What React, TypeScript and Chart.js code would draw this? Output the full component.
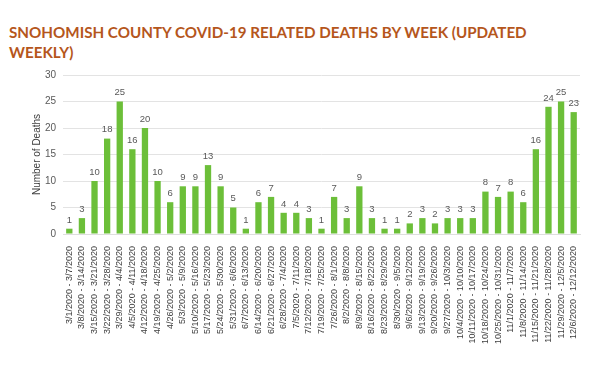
import React, { useEffect, useRef } from "react";
import { Chart, registerables } from "chart.js";

Chart.register(...registerables);

const weekLabels: string[] = [
  "3/1/2020 - 3/7/2020", "3/8/2020 - 3/14/2020", "3/15/2020 - 3/21/2020", "3/22/2020 - 3/28/2020",
  "3/29/2020 - 4/4/2020", "4/5/2020 - 4/11/2020", "4/12/2020 - 4/18/2020", "4/19/2020 - 4/25/2020",
  "4/26/2020 - 5/2/2020", "5/3/2020 - 5/9/2020", "5/10/2020 - 5/16/2020", "5/17/2020 - 5/23/2020",
  "5/24/2020 - 5/30/2020", "5/31/2020 - 6/6/2020", "6/7/2020 - 6/13/2020", "6/14/2020 - 6/20/2020",
  "6/21/2020 - 6/27/2020", "6/28/2020 - 7/4/2020", "7/5/2020 - 7/11/2020", "7/12/2020 - 7/18/2020",
  "7/19/2020 - 7/25/2020", "7/26/2020 - 8/1/2020", "8/2/2020 - 8/8/2020", "8/9/2020 - 8/15/2020",
  "8/16/2020 - 8/22/2020", "8/23/2020 - 8/29/2020", "8/30/2020 - 9/5/2020", "9/6/2020 - 9/12/2020",
  "9/13/2020 - 9/19/2020", "9/20/2020 - 9/26/2020", "9/27/2020 - 10/3/2020", "10/4/2020 - 10/10/2020",
  "10/11/2020 - 10/17/2020", "10/18/2020 - 10/24/2020", "10/25/2020 - 10/31/2020", "11/1/2020 - 11/7/2020",
  "11/8/2020 - 11/14/2020", "11/15/2020 - 11/21/2020", "11/22/2020 - 11/28/2020", "11/29/2020 - 12/5/2020",
  "12/6/2020 - 12/12/2020",
];

const deaths: number[] = [
  1, 3, 10, 18, 25, 16, 20, 10, 6, 9, 9, 13, 9, 5, 1, 6, 7, 4, 4, 3, 1,
  7, 3, 9, 3, 1, 1, 2, 3, 2, 3, 3, 3, 8, 7, 8, 6, 16, 24, 25, 23,
];

const yTicks: number[] = [0, 5, 10, 15, 20, 25, 30];

const titleText = "SNOHOMISH COUNTY COVID-19 RELATED DEATHS BY WEEK (UPDATED WEEKLY)";
const yAxisTitle = "Number of Deaths";

const valueLabels = {
  id: "valueLabels",
  afterDatasetsDraw(chart: any) {
    const ctx = chart.ctx;
    const meta = chart.getDatasetMeta(0);
    ctx.save();
    ctx.font = "9.5px 'Liberation Sans', Arial, sans-serif";
    ctx.fillStyle = "#595959";
    ctx.textAlign = "center";
    ctx.textBaseline = "bottom";
    meta.data.forEach((bar: any, i: number) => {
      ctx.fillText(String(chart.data.datasets[0].data[i]), bar.x, bar.y - 4);
    });
    ctx.restore();
  },
};

export default function App() {
  const canvasRef = useRef<HTMLCanvasElement | null>(null);

  useEffect(() => {
    if (!canvasRef.current) return;
    const chart = new Chart(canvasRef.current, {
      type: "bar",
      data: {
        labels: weekLabels,
        datasets: [
          {
            data: deaths,
            backgroundColor: "#6cbf39",
            barPercentage: 0.5,
            categoryPercentage: 1,
          },
        ],
      },
      options: {
        animation: false,
        responsive: true,
        maintainAspectRatio: false,
        layout: { padding: { top: 12, right: 20, bottom: 0, left: 31 } },
        plugins: { legend: { display: false }, tooltip: { enabled: false } },
        scales: {
          x: {
            grid: { display: false },
            border: { color: "#dedede" },
            ticks: {
              autoSkip: false,
              maxRotation: 90,
              minRotation: 90,
              color: "#404040",
              padding: 4,
              font: { family: "'Liberation Sans', Arial, sans-serif", size: 9 },
            },
            afterFit: (scale: any) => {
              scale.height = 118;
            },
          },
          y: {
            min: 0,
            max: 30,
            afterBuildTicks: (scale: any) => {
              scale.ticks = yTicks.map((v) => ({ value: v }));
            },
            grid: { color: "#e3e3e3", drawTicks: false },
            border: { display: false },
            ticks: {
              color: "#595959",
              padding: 7,
              font: { family: "'Liberation Sans', Arial, sans-serif", size: 10 },
            },
            title: {
              display: true,
              text: yAxisTitle,
              color: "#404040",
              padding: { top: 0, bottom: 1 },
              font: { family: "'Liberation Sans', Arial, sans-serif", size: 10 },
            },
            afterFit: (scale: any) => {
              scale.width = 32;
            },
          },
        },
      },
      plugins: [valueLabels],
    });
    return () => chart.destroy();
  }, []);

  return (
    <div style={{ position: "fixed", left: 0, top: 0, width: 613, height: 368, background: "#fff" }}>
      <div
        style={{
          position: "absolute",
          left: 9,
          top: 22,
          width: 540,
          fontFamily: "Lato, sans-serif",
          fontWeight: 700,
          fontSize: 15.2,
          lineHeight: "20px",
          color: "#b5561c",
        }}
      >
        {titleText}
      </div>
      <div style={{ position: "absolute", left: 0, top: 62, width: 600, height: 290 }}>
        <canvas ref={canvasRef} />
      </div>
    </div>
  );
}
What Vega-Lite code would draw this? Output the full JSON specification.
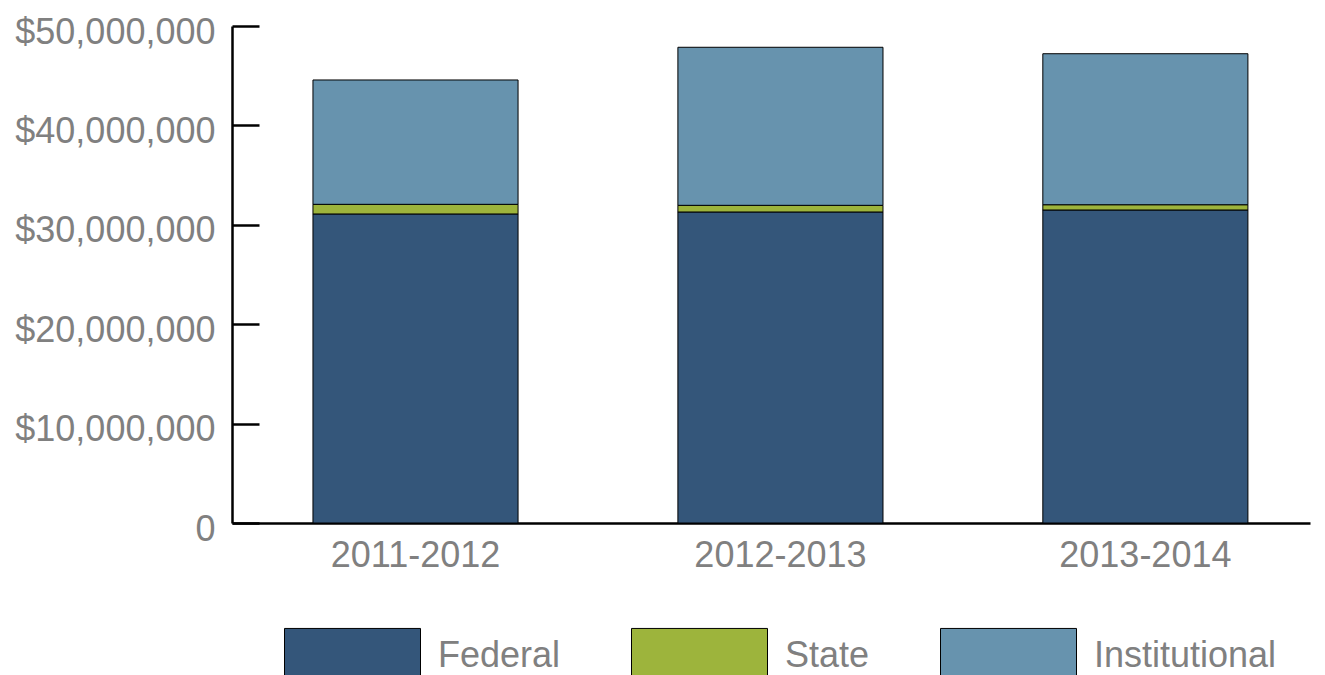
{
  "$schema": "https://vega.github.io/schema/vega-lite/v6.json",
  "width": 1078,
  "height": 497,
  "autosize": {"type": "none"},
  "padding": {"left": 232, "top": 26, "right": 15, "bottom": 152},
  "background": "white",
  "config": {"view": {"stroke": null}, "font": "Liberation Sans"},
  "data": {
    "values": [
      {"year": "2011-2012", "source": "Federal", "amount": 31090000},
      {"year": "2011-2012", "source": "State", "amount": 970000},
      {"year": "2011-2012", "source": "Institutional", "amount": 12510000},
      {"year": "2012-2013", "source": "Federal", "amount": 31290000},
      {"year": "2012-2013", "source": "State", "amount": 670000},
      {"year": "2012-2013", "source": "Institutional", "amount": 15900000},
      {"year": "2013-2014", "source": "Federal", "amount": 31490000},
      {"year": "2013-2014", "source": "State", "amount": 530000},
      {"year": "2013-2014", "source": "Institutional", "amount": 15190000}
    ]
  },
  "transform": [
    {"calculate": "indexof(['Federal', 'State', 'Institutional'], datum.source)", "as": "stackOrder"}
  ],
  "mark": {"type": "bar", "stroke": "black", "strokeWidth": 1},
  "encoding": {
    "x": {
      "field": "year",
      "type": "nominal",
      "scale": {"paddingInner": 0.438, "paddingOuter": 0.196, "align": 0.566},
      "axis": {
        "title": null,
        "labelAngle": 0,
        "ticks": false,
        "domainColor": "black",
        "domainWidth": 2.5,
        "labelFontSize": 36,
        "labelColor": "#808080",
        "labelPadding": 15
      }
    },
    "y": {
      "field": "amount",
      "type": "quantitative",
      "stack": "zero",
      "scale": {"domain": [0, 50000000]},
      "axis": {
        "title": null,
        "grid": false,
        "values": [0, 10000000, 20000000, 30000000, 40000000, 50000000],
        "labelExpr": "datum.value == 0 ? '0' : '$' + format(datum.value, ',')",
        "tickSize": -27,
        "tickColor": "black",
        "tickWidth": 2.5,
        "labelPadding": 44,
        "labelOffset": 6,
        "labelLimit": 400,
        "labelFontSize": 36,
        "labelColor": "#808080",
        "domainColor": "black",
        "domainWidth": 2.5
      }
    },
    "color": {
      "field": "source",
      "type": "nominal",
      "sort": ["Federal", "State", "Institutional"],
      "scale": {
        "domain": ["Federal", "State", "Institutional"],
        "range": ["#34567a", "#9db43c", "#6793ae"]
      },
      "legend": {
        "orient": "none",
        "legendX": 52,
        "legendY": 561,
        "direction": "horizontal",
        "title": null,
        "symbolType": "M-1,-0.4H1V0.4H-1Z",
        "symbolSize": 18496,
        "symbolStrokeColor": "black",
        "symbolStrokeWidth": 1,
        "symbolOpacity": 1,
        "labelFontSize": 36,
        "labelColor": "#808080",
        "labelOffset": 17,
        "labelLimit": 400,
        "columnPadding": 68
      }
    },
    "order": {"field": "stackOrder", "type": "quantitative", "sort": "ascending"}
  }
}
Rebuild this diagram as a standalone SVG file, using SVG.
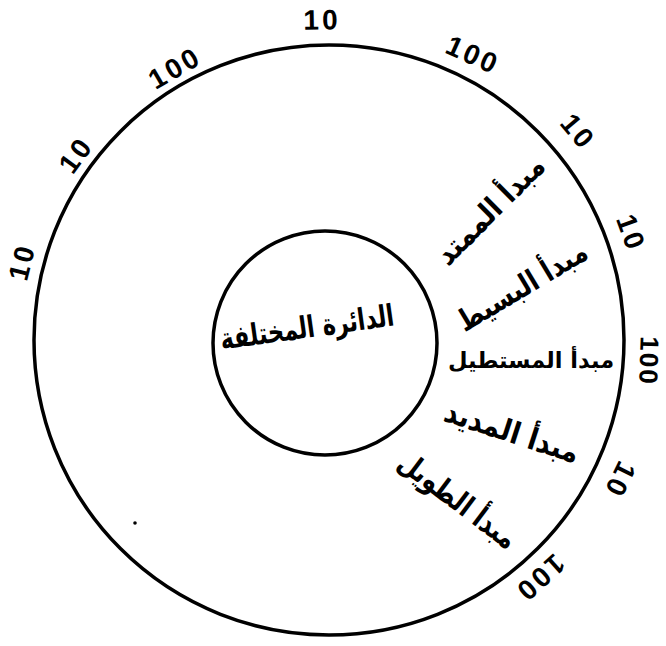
<svg xmlns="http://www.w3.org/2000/svg" width="666" height="646" viewBox="0 0 666 646">
<style>
.ring{fill:none;stroke:#000;stroke-width:3.5}
.num{font-family:"Liberation Sans",Arial,sans-serif;font-size:28px;font-weight:bold;fill:#000;text-anchor:middle;dominant-baseline:central;letter-spacing:3px}
.ar{font-family:"DejaVu Sans",sans-serif;font-size:30px;font-weight:bold;fill:#000;text-anchor:middle;dominant-baseline:central}
</style>
<rect width="666" height="646" fill="#fff"/>
<g id="outer-circle"><circle class="ring" cx="329" cy="340" r="295"/></g>
<g id="inner-circle">
<circle class="ring" cx="325" cy="343" r="112"/>
<text class="ar" transform="translate(307,327) rotate(-8)" textLength="175" lengthAdjust="spacingAndGlyphs" direction="rtl">الدائرة المختلفة</text>
</g>
<g id="meter-labels">
<text class="ar" transform="translate(490,210) rotate(-45)" textLength="140" lengthAdjust="spacingAndGlyphs" direction="rtl">مبدأ الممتد</text>
<text class="ar" transform="translate(522,286) rotate(-31)" textLength="146" lengthAdjust="spacingAndGlyphs" direction="rtl">مبدأ البسيط</text>
<text class="ar" transform="translate(531,360)" direction="rtl" style="font-size:22.5px">مبدأ المستطيل</text>
<text class="ar" transform="translate(512,432) rotate(18)" textLength="140" lengthAdjust="spacingAndGlyphs" direction="rtl">مبدأ المديد</text>
<text class="ar" transform="translate(458,500) rotate(37)" textLength="140" lengthAdjust="spacingAndGlyphs" direction="rtl">مبدأ الطويل</text>
</g>
<g id="notation-labels">
<text class="num" transform="translate(22,262) rotate(-76)">10</text>
<text class="num" transform="translate(76,155) rotate(-54)">10</text>
<text class="num" transform="translate(175,68) rotate(-30)">100</text>
<text class="num" transform="translate(322,20) rotate(-1)">10</text>
<text class="num" transform="translate(473,55) rotate(24)">100</text>
<text class="num" transform="translate(578,132) rotate(50)">10</text>
<text class="num" transform="translate(631,233) rotate(70)">10</text>
<text class="num" transform="translate(649,361) rotate(92)" style="font-size:26px;letter-spacing:2px">100</text>
<text class="num" transform="translate(620,480) rotate(116)">10</text>
<text class="num" transform="translate(540,578) rotate(138)">100</text>
</g>
<circle cx="135" cy="523" r="1.8" fill="#000"/>
</svg>
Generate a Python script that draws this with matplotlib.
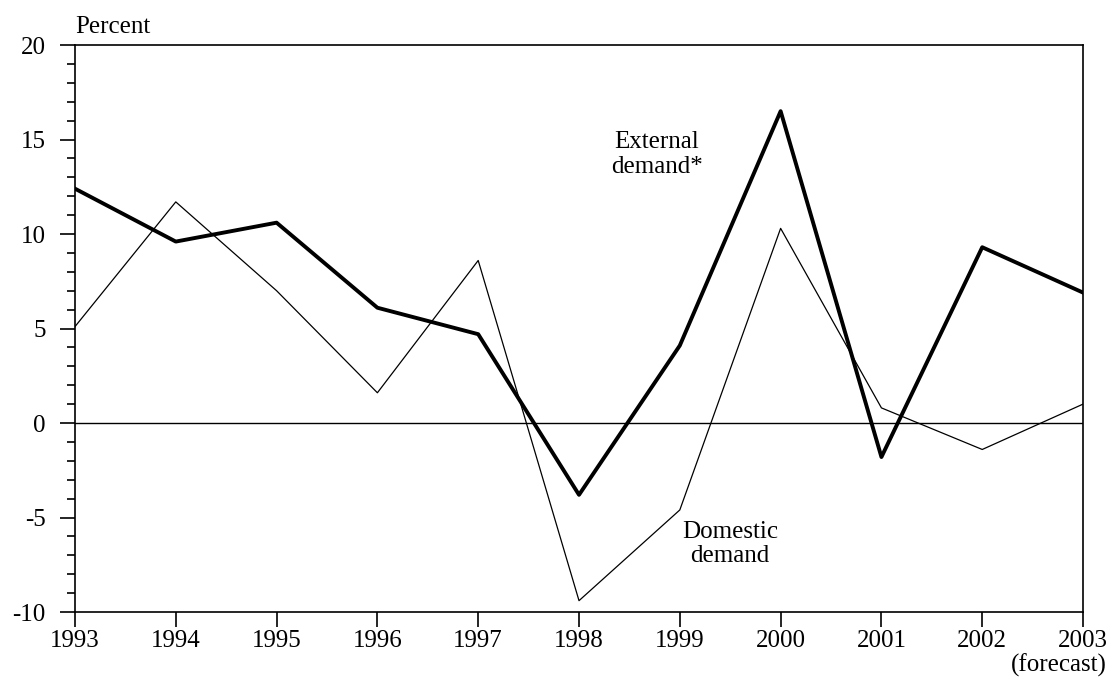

--

§ Goal: Copy the lines from the entries above in which the word "Output" appears.

§ Full answer:
What React, TypeScript and Chart.js code would draw this? Output the full component.
What Vega-Lite code would draw this? Output the full JSON specification.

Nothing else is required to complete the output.